== DATASET EXTRACT

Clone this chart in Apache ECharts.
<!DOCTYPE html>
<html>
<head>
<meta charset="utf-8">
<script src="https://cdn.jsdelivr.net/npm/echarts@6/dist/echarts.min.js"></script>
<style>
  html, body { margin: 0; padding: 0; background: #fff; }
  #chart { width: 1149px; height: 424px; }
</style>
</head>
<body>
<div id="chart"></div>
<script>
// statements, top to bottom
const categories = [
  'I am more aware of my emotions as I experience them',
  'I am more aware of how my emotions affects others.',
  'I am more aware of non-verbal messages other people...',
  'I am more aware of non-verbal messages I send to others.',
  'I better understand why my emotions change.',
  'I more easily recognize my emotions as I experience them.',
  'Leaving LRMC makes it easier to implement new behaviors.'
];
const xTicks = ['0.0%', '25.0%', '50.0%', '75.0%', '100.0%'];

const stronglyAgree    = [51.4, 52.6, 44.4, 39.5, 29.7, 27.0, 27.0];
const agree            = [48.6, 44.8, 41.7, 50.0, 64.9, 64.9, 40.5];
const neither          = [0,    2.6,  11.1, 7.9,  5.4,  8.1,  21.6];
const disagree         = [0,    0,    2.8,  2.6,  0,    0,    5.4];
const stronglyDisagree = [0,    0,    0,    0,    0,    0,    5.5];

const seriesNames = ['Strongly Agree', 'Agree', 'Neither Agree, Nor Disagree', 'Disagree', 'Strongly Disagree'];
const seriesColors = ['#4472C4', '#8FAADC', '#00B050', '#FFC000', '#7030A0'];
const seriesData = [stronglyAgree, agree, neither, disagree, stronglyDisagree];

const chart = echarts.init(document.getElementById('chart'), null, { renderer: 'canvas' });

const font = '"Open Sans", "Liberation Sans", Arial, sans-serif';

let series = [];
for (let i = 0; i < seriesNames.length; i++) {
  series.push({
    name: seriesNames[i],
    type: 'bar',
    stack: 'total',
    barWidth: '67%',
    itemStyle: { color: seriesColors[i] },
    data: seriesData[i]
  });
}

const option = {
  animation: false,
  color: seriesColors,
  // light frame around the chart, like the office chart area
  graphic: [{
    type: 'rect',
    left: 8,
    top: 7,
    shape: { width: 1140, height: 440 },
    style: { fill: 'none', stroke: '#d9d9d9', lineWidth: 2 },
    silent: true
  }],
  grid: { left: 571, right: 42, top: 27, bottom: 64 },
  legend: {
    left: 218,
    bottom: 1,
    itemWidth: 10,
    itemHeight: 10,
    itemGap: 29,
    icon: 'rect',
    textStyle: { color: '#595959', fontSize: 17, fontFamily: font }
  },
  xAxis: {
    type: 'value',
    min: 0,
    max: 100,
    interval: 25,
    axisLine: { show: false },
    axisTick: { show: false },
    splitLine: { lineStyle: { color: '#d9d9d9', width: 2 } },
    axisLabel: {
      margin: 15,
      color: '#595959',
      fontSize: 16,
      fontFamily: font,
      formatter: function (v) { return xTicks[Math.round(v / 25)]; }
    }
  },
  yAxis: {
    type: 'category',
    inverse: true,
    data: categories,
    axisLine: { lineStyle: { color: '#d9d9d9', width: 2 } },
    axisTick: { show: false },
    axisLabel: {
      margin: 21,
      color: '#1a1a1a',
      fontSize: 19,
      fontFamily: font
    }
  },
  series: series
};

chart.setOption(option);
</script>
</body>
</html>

====

PROBLEM:
Quote every line of the data, word for word.

RESULT BELOW:
Clone this chart in Apache ECharts.
<!DOCTYPE html>
<html>
<head>
<meta charset="utf-8">
<script src="https://cdn.jsdelivr.net/npm/echarts@6/dist/echarts.min.js"></script>
<style>
  html, body { margin: 0; padding: 0; background: #fff; }
  #chart { width: 1149px; height: 424px; }
</style>
</head>
<body>
<div id="chart"></div>
<script>
// statements, top to bottom
const categories = [
  'I am more aware of my emotions as I experience them',
  'I am more aware of how my emotions affects others.',
  'I am more aware of non-verbal messages other people...',
  'I am more aware of non-verbal messages I send to others.',
  'I better understand why my emotions change.',
  'I more easily recognize my emotions as I experience them.',
  'Leaving LRMC makes it easier to implement new behaviors.'
];
const xTicks = ['0.0%', '25.0%', '50.0%', '75.0%', '100.0%'];

const stronglyAgree    = [51.4, 52.6, 44.4, 39.5, 29.7, 27.0, 27.0];
const agree            = [48.6, 44.8, 41.7, 50.0, 64.9, 64.9, 40.5];
const neither          = [0,    2.6,  11.1, 7.9,  5.4,  8.1,  21.6];
const disagree         = [0,    0,    2.8,  2.6,  0,    0,    5.4];
const stronglyDisagree = [0,    0,    0,    0,    0,    0,    5.5];

const seriesNames = ['Strongly Agree', 'Agree', 'Neither Agree, Nor Disagree', 'Disagree', 'Strongly Disagree'];
const seriesColors = ['#4472C4', '#8FAADC', '#00B050', '#FFC000', '#7030A0'];
const seriesData = [stronglyAgree, agree, neither, disagree, stronglyDisagree];

const chart = echarts.init(document.getElementById('chart'), null, { renderer: 'canvas' });

const font = '"Open Sans", "Liberation Sans", Arial, sans-serif';

let series = [];
for (let i = 0; i < seriesNames.length; i++) {
  series.push({
    name: seriesNames[i],
    type: 'bar',
    stack: 'total',
    barWidth: '67%',
    itemStyle: { color: seriesColors[i] },
    data: seriesData[i]
  });
}

const option = {
  animation: false,
  color: seriesColors,
  // light frame around the chart, like the office chart area
  graphic: [{
    type: 'rect',
    left: 8,
    top: 7,
    shape: { width: 1140, height: 440 },
    style: { fill: 'none', stroke: '#d9d9d9', lineWidth: 2 },
    silent: true
  }],
  grid: { left: 571, right: 42, top: 27, bottom: 64 },
  legend: {
    left: 218,
    bottom: 1,
    itemWidth: 10,
    itemHeight: 10,
    itemGap: 29,
    icon: 'rect',
    textStyle: { color: '#595959', fontSize: 17, fontFamily: font }
  },
  xAxis: {
    type: 'value',
    min: 0,
    max: 100,
    interval: 25,
    axisLine: { show: false },
    axisTick: { show: false },
    splitLine: { lineStyle: { color: '#d9d9d9', width: 2 } },
    axisLabel: {
      margin: 15,
      color: '#595959',
      fontSize: 16,
      fontFamily: font,
      formatter: function (v) { return xTicks[Math.round(v / 25)]; }
    }
  },
  yAxis: {
    type: 'category',
    inverse: true,
    data: categories,
    axisLine: { lineStyle: { color: '#d9d9d9', width: 2 } },
    axisTick: { show: false },
    axisLabel: {
      margin: 21,
      color: '#1a1a1a',
      fontSize: 19,
      fontFamily: font
    }
  },
  series: series
};

chart.setOption(option);
</script>
</body>
</html>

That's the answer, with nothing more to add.